Stand-up comedian “Beat” Kitano as he is also known, of course went on after this film to become a successful actor/director himself, generating global Festival hits like Sonatine (1993), Kids Return (1996), Brother (2000), and Zatoichi (2003), not to mention playing memorable roles in films like Battle Royale (2000) and Ôshima’s most recent film, Gohatto (1999).
Conti spent weeks with a linguist from New York, learning how to speak his Japanese lines. In one of the bonus feature documentaries, Bowie says that he was impressed with Conti’s analytical approach to acting, as it contrasted with his self-described ‘behavioural approach.’
When the film was made, there was a lingering question by those involved over whether or not it was explicitly or implicitly a gay movie, at least as screenwriter Mayersberg recalls in the DVD extras. He acknowledges the gay subtext, even though the director Ôshima maintained at the time that it was more about the two soldiers fascination with each others spirits than anything else. That is not to say that Ôshima was denying the homoerotic undertones.
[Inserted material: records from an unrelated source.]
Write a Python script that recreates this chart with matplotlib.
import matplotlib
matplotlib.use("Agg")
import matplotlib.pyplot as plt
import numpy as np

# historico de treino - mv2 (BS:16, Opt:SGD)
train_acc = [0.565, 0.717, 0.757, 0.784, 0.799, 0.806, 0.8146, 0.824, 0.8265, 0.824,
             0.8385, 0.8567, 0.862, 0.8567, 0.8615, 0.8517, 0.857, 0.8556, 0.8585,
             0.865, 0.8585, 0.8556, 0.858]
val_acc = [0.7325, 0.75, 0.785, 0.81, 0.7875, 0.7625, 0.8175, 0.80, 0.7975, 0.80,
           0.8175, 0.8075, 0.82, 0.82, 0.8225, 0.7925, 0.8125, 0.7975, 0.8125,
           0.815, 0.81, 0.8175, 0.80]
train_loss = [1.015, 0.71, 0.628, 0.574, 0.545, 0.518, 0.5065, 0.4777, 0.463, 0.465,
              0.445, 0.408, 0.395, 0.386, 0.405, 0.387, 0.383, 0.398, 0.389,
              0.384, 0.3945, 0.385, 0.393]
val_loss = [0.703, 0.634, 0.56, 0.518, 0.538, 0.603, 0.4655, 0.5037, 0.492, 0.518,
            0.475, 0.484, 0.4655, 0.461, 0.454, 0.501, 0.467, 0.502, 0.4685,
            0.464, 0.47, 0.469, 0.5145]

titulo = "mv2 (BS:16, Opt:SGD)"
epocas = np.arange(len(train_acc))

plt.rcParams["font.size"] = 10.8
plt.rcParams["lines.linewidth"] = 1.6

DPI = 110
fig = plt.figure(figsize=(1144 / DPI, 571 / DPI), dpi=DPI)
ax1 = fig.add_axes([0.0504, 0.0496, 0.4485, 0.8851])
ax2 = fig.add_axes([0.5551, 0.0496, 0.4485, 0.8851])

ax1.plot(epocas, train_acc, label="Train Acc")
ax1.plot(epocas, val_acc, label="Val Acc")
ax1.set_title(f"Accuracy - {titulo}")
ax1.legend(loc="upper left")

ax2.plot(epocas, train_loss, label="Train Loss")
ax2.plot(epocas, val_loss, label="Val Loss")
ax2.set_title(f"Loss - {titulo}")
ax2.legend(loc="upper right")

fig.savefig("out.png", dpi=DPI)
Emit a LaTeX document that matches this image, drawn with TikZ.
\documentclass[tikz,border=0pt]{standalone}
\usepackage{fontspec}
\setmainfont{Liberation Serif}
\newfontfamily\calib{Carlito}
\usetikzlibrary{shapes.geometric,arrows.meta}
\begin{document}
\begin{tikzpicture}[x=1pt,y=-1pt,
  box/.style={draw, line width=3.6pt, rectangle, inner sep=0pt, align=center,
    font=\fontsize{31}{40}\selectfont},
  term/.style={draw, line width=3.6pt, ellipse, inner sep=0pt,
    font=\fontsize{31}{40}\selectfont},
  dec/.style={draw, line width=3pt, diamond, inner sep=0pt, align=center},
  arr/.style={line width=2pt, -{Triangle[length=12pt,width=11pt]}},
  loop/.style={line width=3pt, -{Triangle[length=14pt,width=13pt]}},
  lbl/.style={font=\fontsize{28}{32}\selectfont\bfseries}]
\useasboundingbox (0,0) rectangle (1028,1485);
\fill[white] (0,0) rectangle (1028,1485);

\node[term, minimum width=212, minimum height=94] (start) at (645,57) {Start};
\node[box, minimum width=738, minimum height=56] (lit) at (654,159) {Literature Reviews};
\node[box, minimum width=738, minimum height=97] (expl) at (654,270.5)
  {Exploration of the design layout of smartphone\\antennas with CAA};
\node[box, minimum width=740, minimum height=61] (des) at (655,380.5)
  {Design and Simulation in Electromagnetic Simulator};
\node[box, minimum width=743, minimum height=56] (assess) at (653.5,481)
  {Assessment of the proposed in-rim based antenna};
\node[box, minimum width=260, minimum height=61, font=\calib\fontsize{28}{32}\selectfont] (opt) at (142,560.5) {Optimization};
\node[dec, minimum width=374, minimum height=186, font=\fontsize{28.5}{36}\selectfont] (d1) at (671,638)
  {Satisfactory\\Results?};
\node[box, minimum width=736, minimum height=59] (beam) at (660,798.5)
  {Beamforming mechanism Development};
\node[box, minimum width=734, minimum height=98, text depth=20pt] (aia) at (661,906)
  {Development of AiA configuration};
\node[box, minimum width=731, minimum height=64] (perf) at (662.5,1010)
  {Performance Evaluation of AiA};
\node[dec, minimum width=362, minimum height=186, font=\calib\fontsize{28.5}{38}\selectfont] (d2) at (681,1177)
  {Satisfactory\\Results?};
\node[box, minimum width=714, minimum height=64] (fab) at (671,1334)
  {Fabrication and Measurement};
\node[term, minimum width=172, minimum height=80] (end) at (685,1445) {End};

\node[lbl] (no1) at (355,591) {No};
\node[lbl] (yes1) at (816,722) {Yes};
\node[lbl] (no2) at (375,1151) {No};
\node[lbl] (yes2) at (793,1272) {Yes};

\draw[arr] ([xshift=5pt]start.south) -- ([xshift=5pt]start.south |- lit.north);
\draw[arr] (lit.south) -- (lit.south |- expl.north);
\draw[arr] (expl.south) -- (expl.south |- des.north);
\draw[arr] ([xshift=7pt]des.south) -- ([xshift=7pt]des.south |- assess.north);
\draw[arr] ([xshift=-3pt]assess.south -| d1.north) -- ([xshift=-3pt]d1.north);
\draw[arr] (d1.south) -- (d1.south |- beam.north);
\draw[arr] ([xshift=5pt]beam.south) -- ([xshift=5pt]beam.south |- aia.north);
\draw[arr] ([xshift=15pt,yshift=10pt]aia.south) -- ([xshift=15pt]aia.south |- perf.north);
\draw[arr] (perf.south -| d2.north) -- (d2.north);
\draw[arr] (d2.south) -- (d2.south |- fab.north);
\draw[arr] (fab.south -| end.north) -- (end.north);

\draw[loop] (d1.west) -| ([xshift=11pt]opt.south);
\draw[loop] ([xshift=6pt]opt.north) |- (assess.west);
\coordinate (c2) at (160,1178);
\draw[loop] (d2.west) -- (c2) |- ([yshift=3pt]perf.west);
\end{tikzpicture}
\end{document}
He was by then the foremost Japanese filmmaker of his generation, and not one to shy away from sexual themes in his films, like Cruel Story Of Youth (1960) or In the Realm of the Senses (1976).
In a 1983 interview included in the set, Bowie has a somewhat opaque, yet diplomatic opinion on the themes presented in the film’s particular depiction of human para-military behaviour. Bowie’s hedging could have been as a result of having to describe a then-touchy subject of repressed homo-erotic sexual tension to the press in 1983, although he may have just been coy on purpose, to heighten interest in the film. As Bowie describes it, sexuality is alluded to, specifically with the two main characters Celliers and Yonoi. However, Bowie is not certain if it is the sexuality that is suggested, or the spiritual insight and recognition of the two main character’s strengths—even amidst an almost incomprehension of each other’s code of honour and/or ethics—that is what draws Bowie’s and Sakamoto’s characters together. Bowie wryly acknowledges in the interview that it is probably a mixture of both.
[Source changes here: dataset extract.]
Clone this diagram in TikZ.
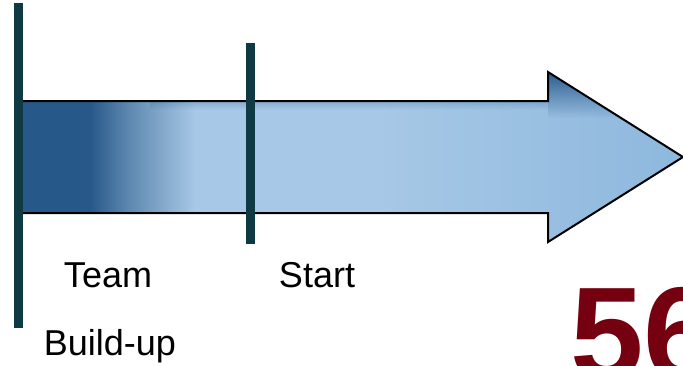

The film originally premiered and was a hit at the Cannes Film Festival in May of 1983, before enjoying a very successful international run. The French newspaper Liberation called it “Rivieres Kwai, Version Gay,” so the themes expressed – however subtley – are inescapable.
Ryûichi Sakamoto was a rock star himself in his native Japan in the late 1970s with the Yellow Magic Orchestra. In the second extra features disc, in an interview conducted by Linda Hoaglund, Sakamoto, who also composed the hypnotic, deceptively simple yet instantly memorable film score, discusses how, as a rock and pop performer, he had to adjust to composing movie scores; where filmic time and musical time must co-exist harmoniously for a score to work. Sakamoto doesn’t believe he was entirely successful at the process until he scored Bernardo Bertolucci‘s The Sheltering Sky (1990), even though he won an Oscar for his work scoring half of The Last Emperor (1987). However, it was the internationally successful soundtrack recording for Merry Christmas Mr. Lawrence that allowed his career as a film score composer to flourish.
The transfer to DVD is marvelously executed. This is a film that stays with you. If you have never heard the main theme music, once you do, you may have trouble getting it out of your mind for days afterward, with the masterfully composed images from the film haunting your dreams.